On the sanctions, Karami said those on banking and shipping services were “the most important obstacles for the mining sector in Iran”. Their removal and an end to other sanctions will create “many opportunities” for the Iranian mining and non-ferrous metals industry.
Arash Shojaei, the founder and CEO of Iranian consultancy firm Ray Vista, said metal companies were searching for new markets, particularly in Europe and East Asia, adding that “there is also a significant tendency, particularly from European companies, to invest in Iran”.
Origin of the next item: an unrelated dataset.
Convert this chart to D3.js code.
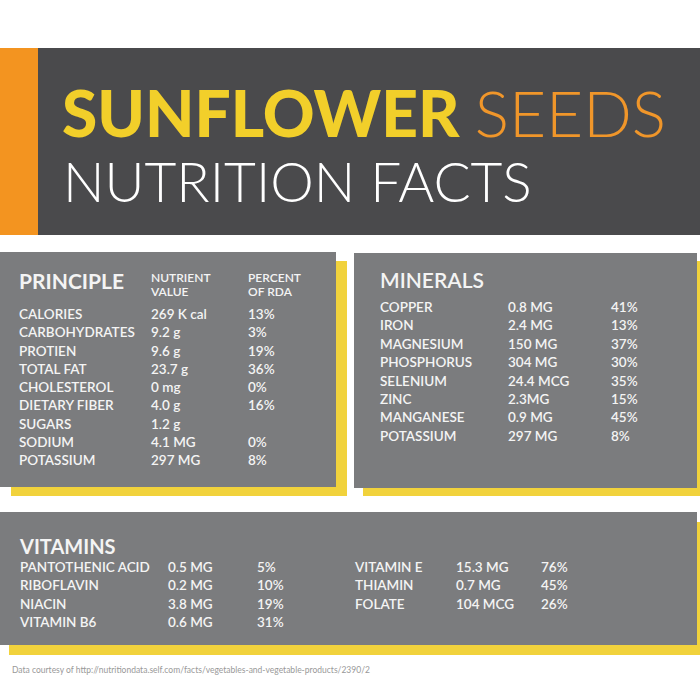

Shojaei, however, added that Iran needed to improve power supply reliability, noting that it would be needed to fulfill an Iranian government plan to increase aluminum production capacity to 1.5 million tons per year by 2025 by developing two smelter projects with 350,000 tons per year nominal capacity in the south and southwest of Iran.
Lead and zinc also have potential in Iran. Eslami Qane’, the managing director and board member of another Iranian mining firm, Bama Company, said it has the capacity to produce 6,500 tons of lead concentrate and 25,000 tons of zinc concentrate annually.
According to Qane’, all the company’s lead and 60% of its zinc ingots are exported, the rest sold domestically. He said the company is exploring expansion of its capacity over the next five years.
Considering Iran’s non-ferrous industry as a new player in the global market, Qane’ said Iranian producers should look for trading with all countries, including emerging markets, rather than limiting themselves to developed and neighboring countries with which Iran has traditional trading links.